--- START OF Supplied material ---

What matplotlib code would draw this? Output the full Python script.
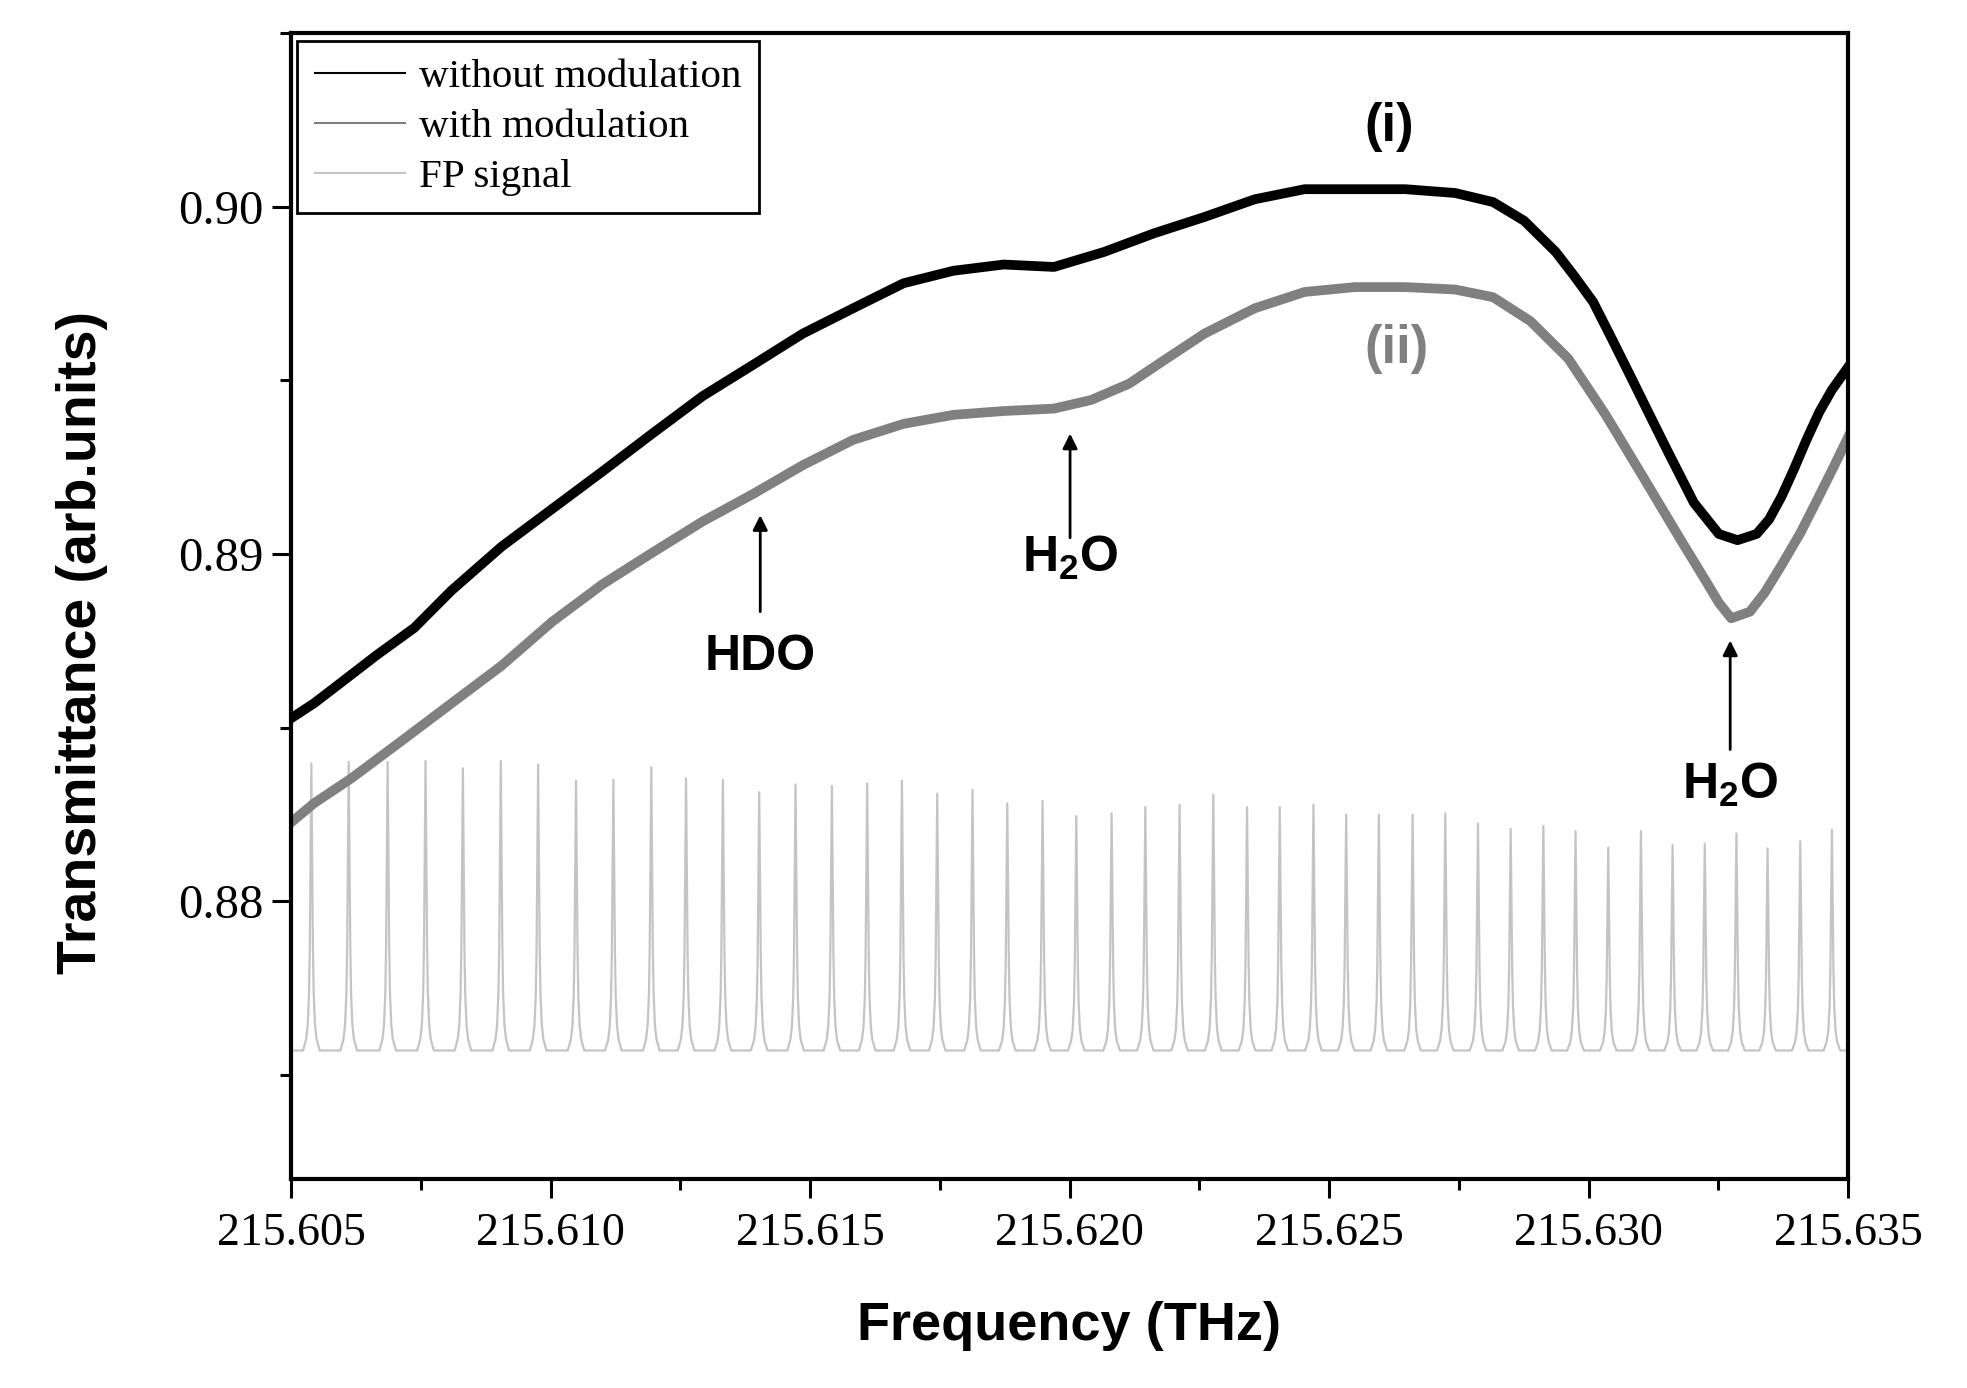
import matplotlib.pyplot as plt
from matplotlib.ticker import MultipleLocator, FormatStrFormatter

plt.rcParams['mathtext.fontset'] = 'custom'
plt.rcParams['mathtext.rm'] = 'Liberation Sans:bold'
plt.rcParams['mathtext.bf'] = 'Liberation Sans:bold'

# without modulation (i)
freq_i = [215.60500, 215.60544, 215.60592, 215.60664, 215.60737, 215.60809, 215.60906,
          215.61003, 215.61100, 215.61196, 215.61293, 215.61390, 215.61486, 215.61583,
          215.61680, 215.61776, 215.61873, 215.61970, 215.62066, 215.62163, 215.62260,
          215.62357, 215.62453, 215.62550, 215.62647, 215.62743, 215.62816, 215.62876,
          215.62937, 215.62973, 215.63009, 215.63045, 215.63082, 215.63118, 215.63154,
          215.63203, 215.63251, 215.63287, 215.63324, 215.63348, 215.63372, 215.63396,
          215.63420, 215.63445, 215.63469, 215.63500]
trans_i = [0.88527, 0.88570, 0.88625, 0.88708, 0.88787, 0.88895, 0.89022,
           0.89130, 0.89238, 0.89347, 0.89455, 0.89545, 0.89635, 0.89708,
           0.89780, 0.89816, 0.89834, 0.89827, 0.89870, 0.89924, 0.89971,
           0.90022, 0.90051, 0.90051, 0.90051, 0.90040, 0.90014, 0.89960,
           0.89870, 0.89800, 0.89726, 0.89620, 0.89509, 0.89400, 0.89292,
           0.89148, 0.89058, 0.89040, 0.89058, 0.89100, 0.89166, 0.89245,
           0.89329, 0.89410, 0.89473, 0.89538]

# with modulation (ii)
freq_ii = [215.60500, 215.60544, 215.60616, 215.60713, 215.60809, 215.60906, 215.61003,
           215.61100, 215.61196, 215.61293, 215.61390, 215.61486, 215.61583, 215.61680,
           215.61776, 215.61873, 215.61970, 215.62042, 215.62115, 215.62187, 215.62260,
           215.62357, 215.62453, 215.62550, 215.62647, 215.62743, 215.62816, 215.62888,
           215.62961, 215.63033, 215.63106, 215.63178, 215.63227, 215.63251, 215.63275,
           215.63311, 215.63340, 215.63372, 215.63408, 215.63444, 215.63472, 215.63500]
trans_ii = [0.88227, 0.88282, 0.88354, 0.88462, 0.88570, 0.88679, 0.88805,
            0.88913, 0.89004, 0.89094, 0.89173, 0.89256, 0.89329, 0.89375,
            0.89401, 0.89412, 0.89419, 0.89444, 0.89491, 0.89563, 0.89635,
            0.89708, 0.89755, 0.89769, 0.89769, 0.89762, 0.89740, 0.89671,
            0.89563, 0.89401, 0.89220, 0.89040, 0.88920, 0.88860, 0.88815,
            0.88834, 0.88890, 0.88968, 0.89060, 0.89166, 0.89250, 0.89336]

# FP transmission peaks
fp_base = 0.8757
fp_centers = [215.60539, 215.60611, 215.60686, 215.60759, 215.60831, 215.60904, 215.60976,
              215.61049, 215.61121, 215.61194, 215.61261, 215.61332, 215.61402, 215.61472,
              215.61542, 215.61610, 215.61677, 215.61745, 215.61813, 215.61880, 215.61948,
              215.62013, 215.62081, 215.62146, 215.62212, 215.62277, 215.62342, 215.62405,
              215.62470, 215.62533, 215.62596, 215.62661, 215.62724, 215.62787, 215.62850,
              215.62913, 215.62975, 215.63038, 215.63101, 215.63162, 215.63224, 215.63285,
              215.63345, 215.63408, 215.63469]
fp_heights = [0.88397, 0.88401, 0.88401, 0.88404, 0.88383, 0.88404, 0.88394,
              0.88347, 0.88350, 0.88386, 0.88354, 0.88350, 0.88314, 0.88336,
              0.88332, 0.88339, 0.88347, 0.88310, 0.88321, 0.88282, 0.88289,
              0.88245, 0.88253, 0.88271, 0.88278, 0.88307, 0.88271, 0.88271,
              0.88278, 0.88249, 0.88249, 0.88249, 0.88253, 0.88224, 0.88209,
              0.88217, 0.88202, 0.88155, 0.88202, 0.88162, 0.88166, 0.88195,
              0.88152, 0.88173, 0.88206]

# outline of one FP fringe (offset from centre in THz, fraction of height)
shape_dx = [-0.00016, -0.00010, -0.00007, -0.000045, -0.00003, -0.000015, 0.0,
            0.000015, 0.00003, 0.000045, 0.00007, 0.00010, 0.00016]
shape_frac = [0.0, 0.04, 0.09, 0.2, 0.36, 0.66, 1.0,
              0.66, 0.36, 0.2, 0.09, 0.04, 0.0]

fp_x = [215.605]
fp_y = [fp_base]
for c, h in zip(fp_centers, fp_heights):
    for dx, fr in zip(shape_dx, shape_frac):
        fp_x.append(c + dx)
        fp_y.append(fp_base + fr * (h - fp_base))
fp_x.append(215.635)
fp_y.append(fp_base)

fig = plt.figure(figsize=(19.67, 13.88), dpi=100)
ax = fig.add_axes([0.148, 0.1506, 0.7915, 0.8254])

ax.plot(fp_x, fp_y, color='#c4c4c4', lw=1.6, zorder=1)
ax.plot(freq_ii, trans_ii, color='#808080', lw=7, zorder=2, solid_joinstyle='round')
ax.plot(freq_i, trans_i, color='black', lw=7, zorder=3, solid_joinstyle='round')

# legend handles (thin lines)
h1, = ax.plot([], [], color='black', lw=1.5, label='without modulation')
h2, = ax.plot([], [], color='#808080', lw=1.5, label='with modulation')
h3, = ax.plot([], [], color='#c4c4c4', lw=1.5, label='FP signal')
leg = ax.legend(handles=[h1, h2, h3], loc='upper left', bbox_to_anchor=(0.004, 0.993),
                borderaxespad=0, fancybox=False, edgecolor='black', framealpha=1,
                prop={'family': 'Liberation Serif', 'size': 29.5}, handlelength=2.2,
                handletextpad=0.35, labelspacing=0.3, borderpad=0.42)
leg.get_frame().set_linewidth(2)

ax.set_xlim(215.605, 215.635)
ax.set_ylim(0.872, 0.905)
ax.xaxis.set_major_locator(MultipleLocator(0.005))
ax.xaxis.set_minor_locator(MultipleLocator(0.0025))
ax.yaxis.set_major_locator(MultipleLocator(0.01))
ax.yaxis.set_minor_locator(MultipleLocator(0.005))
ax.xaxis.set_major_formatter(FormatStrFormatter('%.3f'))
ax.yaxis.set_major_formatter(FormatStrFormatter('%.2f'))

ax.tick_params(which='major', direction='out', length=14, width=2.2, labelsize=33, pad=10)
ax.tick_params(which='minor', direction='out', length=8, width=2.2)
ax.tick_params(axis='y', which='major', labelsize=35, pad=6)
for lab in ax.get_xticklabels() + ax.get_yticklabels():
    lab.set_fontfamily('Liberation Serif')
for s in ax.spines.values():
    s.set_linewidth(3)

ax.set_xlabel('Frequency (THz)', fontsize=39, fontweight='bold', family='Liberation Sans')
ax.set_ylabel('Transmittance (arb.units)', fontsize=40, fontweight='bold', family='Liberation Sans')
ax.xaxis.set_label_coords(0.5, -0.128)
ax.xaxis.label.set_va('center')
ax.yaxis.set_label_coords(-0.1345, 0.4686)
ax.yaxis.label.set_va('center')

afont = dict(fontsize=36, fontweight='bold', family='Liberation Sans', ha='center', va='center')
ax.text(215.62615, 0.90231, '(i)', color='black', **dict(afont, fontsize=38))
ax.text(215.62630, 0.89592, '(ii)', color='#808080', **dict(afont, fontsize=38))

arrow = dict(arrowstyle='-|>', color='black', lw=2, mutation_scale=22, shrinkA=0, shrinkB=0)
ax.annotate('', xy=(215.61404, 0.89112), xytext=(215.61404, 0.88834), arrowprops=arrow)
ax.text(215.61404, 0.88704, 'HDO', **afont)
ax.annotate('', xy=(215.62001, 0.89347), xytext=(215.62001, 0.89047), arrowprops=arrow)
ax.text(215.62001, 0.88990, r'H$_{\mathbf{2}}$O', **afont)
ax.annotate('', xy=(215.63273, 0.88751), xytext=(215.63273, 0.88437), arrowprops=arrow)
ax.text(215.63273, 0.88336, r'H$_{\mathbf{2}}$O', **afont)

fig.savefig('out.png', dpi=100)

--- END OF Supplied material ---

### What you should do
Every line from the top of the material above through the line with "plt.rcParams['mathtext.bf'] = 'Liberation" should be duplicated exactly, please; leave out the pictures.

### Answer to this task
What matplotlib code would draw this? Output the full Python script.
import matplotlib.pyplot as plt
from matplotlib.ticker import MultipleLocator, FormatStrFormatter

plt.rcParams['mathtext.fontset'] = 'custom'
plt.rcParams['mathtext.rm'] = 'Liberation Sans:bold'
plt.rcParams['mathtext.bf'] = 'Liberation Sans:bold'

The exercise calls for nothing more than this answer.